TO BE DONE. Across the data below, how many lines hold "script"? Answer with that number and nothing else.

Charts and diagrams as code

= = = = =

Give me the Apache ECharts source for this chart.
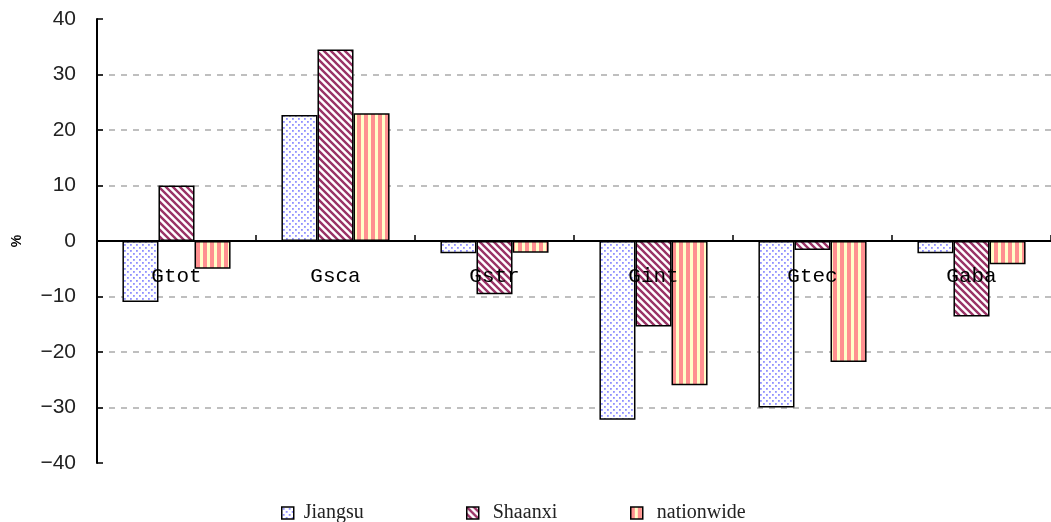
<!DOCTYPE html>
<html>
<head>
<meta charset="utf-8">
<script src="https://cdn.jsdelivr.net/npm/echarts@6/dist/echarts.min.js"></script>
<style>
  html, body { margin: 0; padding: 0; background: #fff; }
  #chart { width: 1051px; height: 522px; }
</style>
</head>
<body>
<div id="chart"></div>
<script>
var categories = ['Gtot', 'Gsca', 'Gstr', 'Gint', 'Gtec', 'Gaba'];
var jiangsu = [-11, 22.7, -2.2, -32.2, -30, -2.2];
var shaanxi = [10, 34.5, -9.6, -15.4, -1.6, -13.6];
var nationwide = [-5, 23, -2.1, -26, -21.8, -4.2];
var yTicks = [-40, -30, -20, -10, 0, 10, 20, 30, 40];

// fill patterns
function tile(w, h, draw) {
    var c = document.createElement('canvas');
    c.width = w; c.height = h;
    draw(c.getContext('2d'));
    return c;
}
var dots = tile(6, 6, function (ctx) {
    ctx.fillStyle = '#fff';
    ctx.fillRect(0, 0, 6, 6);
    ctx.fillStyle = '#9090ff';
    ctx.fillRect(1, 1, 1.8, 1.8);
    ctx.fillRect(4, 4, 1.8, 1.8);
});
var diag = tile(7, 7, function (ctx) {
    ctx.fillStyle = '#fff';
    ctx.fillRect(0, 0, 7, 7);
    ctx.strokeStyle = '#993366';
    ctx.lineWidth = 2.4;
    ctx.beginPath();
    for (var k = -7; k <= 7; k += 7) {
        ctx.moveTo(k - 1, -1);
        ctx.lineTo(k + 8, 8);
    }
    ctx.stroke();
});
var vert = tile(7, 4, function (ctx) {
    ctx.fillStyle = '#ffffc8';
    ctx.fillRect(0, 0, 7, 4);
    ctx.fillStyle = '#ff9090';
    ctx.fillRect(0, 0, 4, 4);
});

function pat(c) { return { image: c, repeat: 'repeat' }; }

function barSeries(name, data, fill) {
    return {
        name: name,
        type: 'bar',
        data: data,
        barGap: '0%',
        barCategoryGap: '32%',
        itemStyle: { color: pat(fill), borderColor: '#000', borderWidth: 1.5 }
    };
}

var legendText = { fontFamily: 'Liberation Serif', fontSize: 20, color: '#222' };
function legendAt(name, left, gap) {
    return {
        data: [name], left: left, top: 503, icon: 'rect', itemWidth: 12, itemHeight: 12,
        itemGap: 0, padding: 0,
        textStyle: Object.assign({ padding: [0, 0, 0, gap] }, legendText),
        itemStyle: { borderColor: '#000', borderWidth: 1.5 }
    };
}

var myChart = echarts.init(document.getElementById('chart'));
var option = {
    backgroundColor: '#fff',
    animation: false,
    grid: { left: 97, right: 0, top: 19, bottom: 59 },
    legend: [
        legendAt('Jiangsu', 281, 5),
        legendAt('Shaanxi', 466, 9),
        legendAt('nationwide', 630, 9)
    ],
    xAxis: [{
        type: 'category',
        data: categories,
        axisLine: { onZero: true, lineStyle: { color: '#000', width: 2 } },
        axisTick: { show: true, inside: true, length: 6, lineStyle: { color: '#000', width: 1.5 } },
        axisLabel: { show: false },
        z: 10
    }, {
        // label-only axis, sitting on the zero line
        type: 'category',
        data: categories,
        position: 'bottom',
        offset: -223,
        axisLine: { show: false },
        axisTick: { show: false },
        axisLabel: {
            interval: 0, margin: 26, color: '#000',
            fontFamily: 'Liberation Mono', fontSize: 21
        },
        z: 12
    }],
    yAxis: {
        type: 'value',
        min: yTicks[0],
        max: yTicks[yTicks.length - 1],
        interval: 10,
        name: '%',
        nameLocation: 'middle',
        nameGap: 73,
        nameRotate: 90,
        nameTextStyle: { fontSize: 14, fontWeight: 'bold', color: '#000' },
        axisLine: { show: true, lineStyle: { color: '#000', width: 2 } },
        axisTick: { show: true, inside: true, length: 6, lineStyle: { color: '#000', width: 1.5 } },
        axisLabel: {
            margin: 21, color: '#222',
            fontFamily: 'Liberation Sans', fontSize: 21,
            formatter: function (v) { return String(v).replace('-', '\u2212'); }
        },
        splitLine: {
            show: true, showMinLine: false, showMaxLine: false,
            lineStyle: { color: '#aaa', type: [6, 6], width: 1.5 }
        }
    },
    series: [
        barSeries('Jiangsu', jiangsu, dots),
        barSeries('Shaanxi', shaanxi, diag),
        barSeries('nationwide', nationwide, vert)
    ]
};
myChart.setOption(option);
</script>
</body>
</html>
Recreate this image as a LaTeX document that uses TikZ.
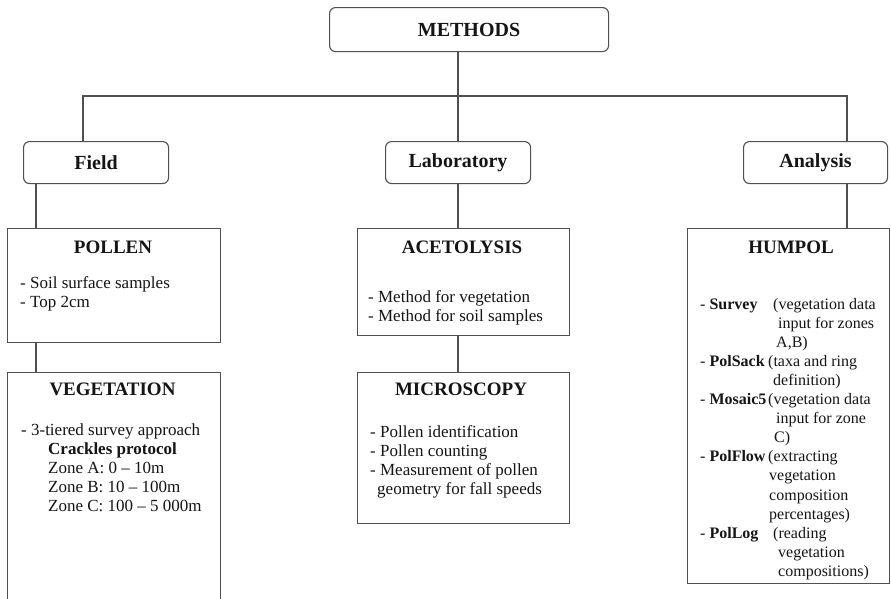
\documentclass[tikz,border=0pt]{standalone}
\usepackage{fontspec}
\setmainfont{Liberation Serif}
\definecolor{linec}{HTML}{505050}
\definecolor{textc}{HTML}{151515}
\newcommand\topfont{\fontsize{20}{22}\selectfont\bfseries}
\newcommand\titlefont{\fontsize{19}{21}\selectfont\bfseries}
\newcommand\bodyfont{\fontsize{17}{19}\selectfont}
\newcommand\humfont{\fontsize{16}{19.1}\selectfont}
\begin{document}
\begin{tikzpicture}[x=1pt,y=-1pt,
  line/.style={draw=linec, line width=1.1pt},
  rbox/.style={line, rounded corners=6pt, anchor=north west, inner sep=0pt,
    text=textc, font=\topfont},
  sbox/.style={line, anchor=north west, inner sep=0pt},
  title/.style={anchor=base, inner sep=0pt, text=textc, font=\titlefont},
  body/.style={anchor=base west, inner sep=0pt, text=textc, font=\bodyfont},
  hbody/.style={anchor=base west, inner sep=0pt, text=textc, font=\humfont}]
\clip (0,0) rectangle (891,598);
\fill[white] (0,0) rectangle (891,598);

% top level
\node[rbox, minimum width=279pt, minimum height=44pt] (methods) at (329,7) {METHODS};
\node[rbox, minimum width=145pt, minimum height=42pt] (field) at (23,141) {Field};
\node[rbox, minimum width=145pt, minimum height=42pt] (lab) at (385,141) {Laboratory};
\node[rbox, minimum width=144pt, minimum height=42pt] (analysis) at (743,141) {Analysis};

% boxes
\node[sbox, minimum width=213pt, minimum height=114pt] (pollen) at (7,228) {};
\node[sbox, minimum width=213pt, minimum height=250pt] (veg) at (7,372) {};
\node[sbox, minimum width=212pt, minimum height=107pt] (aceto) at (357,228) {};
\node[sbox, minimum width=212pt, minimum height=151pt] (micro) at (357,372) {};
\node[sbox, minimum width=202pt, minimum height=355pt] (humpol) at (687,228) {};

% connectors
\coordinate (busL) at (83,96);
\coordinate (busM) at (458,96);
\coordinate (busR) at (847,96);
\coordinate (fx) at (36,0);
\draw[line] (methods.south -| busM) -- (busM);
\draw[line] (field.north -| busL) |- (busR) -- (analysis.north -| busR);
\draw[line] (busM) -- (lab.north -| busM);
\draw[line] (field.south -| fx) -- (pollen.north -| fx);
\draw[line] (pollen.south -| fx) -- (veg.north -| fx);
\draw[line] (lab.south -| busM) -- (aceto.north -| busM);
\draw[line] (aceto.south -| busM) -- (micro.north -| busM);
\draw[line] (analysis.south -| busR) -- (humpol.north -| busR);

% titles
\node[title] (pollent) at (113,253) {POLLEN};
\node[title] (vegt) at (112.5,395) {VEGETATION};
\node[title] (acetot) at (462,253) {ACETOLYSIS};
\node[title] (microt) at (461,395) {MICROSCOPY};
\node[title] (humpolt) at (791,253) {HUMPOL};

% bodies
\node[body] (pollenb) at (20,288) {\begin{tabular}[t]{@{}l@{}}- Soil surface samples\\- Top 2cm\end{tabular}};
\node[body] (vegb) at (21,435) {\begin{tabular}[t]{@{}l@{}}- 3-tiered survey approach\\
\hspace*{27pt}\textbf{Crackles protocol}\\
\hspace*{27pt}Zone A: 0 – 10m\\
\hspace*{27pt}Zone B: 10 – 100m\\
\hspace*{27pt}Zone C: 100 – 5 000m\end{tabular}};
\node[body] (acetob) at (368,302) {\begin{tabular}[t]{@{}l@{}}- Method for vegetation\\- Method for soil samples\end{tabular}};
\node[body] (microb) at (370,437) {\begin{tabular}[t]{@{}l@{}}- Pollen identification\\- Pollen counting\\- Measurement of pollen\\\hspace*{7pt}geometry for fall speeds\end{tabular}};
\node[hbody] (humpolb) at (700,309) {\begin{tabular}[t]{@{}p{68pt}@{}l@{}}
- \textbf{Survey} & \hspace*{5pt}(vegetation data\\
 & \hspace*{10pt}input for zones\\
 & \hspace*{8pt}A,B)\\
- \textbf{PolSack} & (taxa and ring\\
 & \hspace*{5pt}definition)\\
- \textbf{Mosaic5} & (vegetation data\\
 & \hspace*{8pt}input for zone\\
 & \hspace*{6pt}C)\\
- \textbf{PolFlow} & (extracting\\
 & \hspace*{1pt}vegetation\\
 & \hspace*{1pt}composition\\
 & \hspace*{1pt}percentages)\\
- \textbf{PolLog} & \hspace*{5pt}(reading\\
 & \hspace*{10pt}vegetation\\
 & \hspace*{10pt}compositions)
\end{tabular}};
\end{tikzpicture}
\end{document}
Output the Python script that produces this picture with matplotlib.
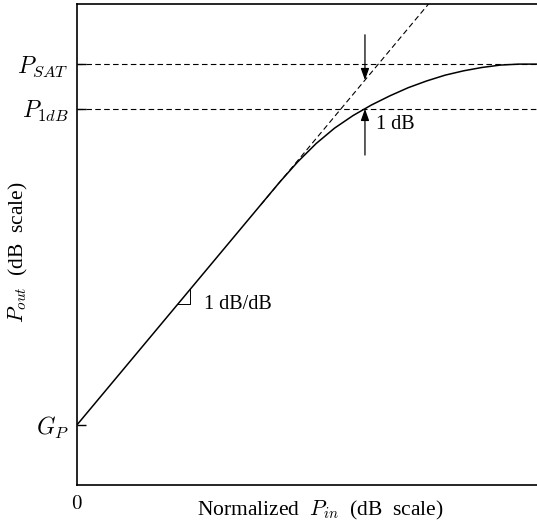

= = = = =

ANSWER BELOW. 4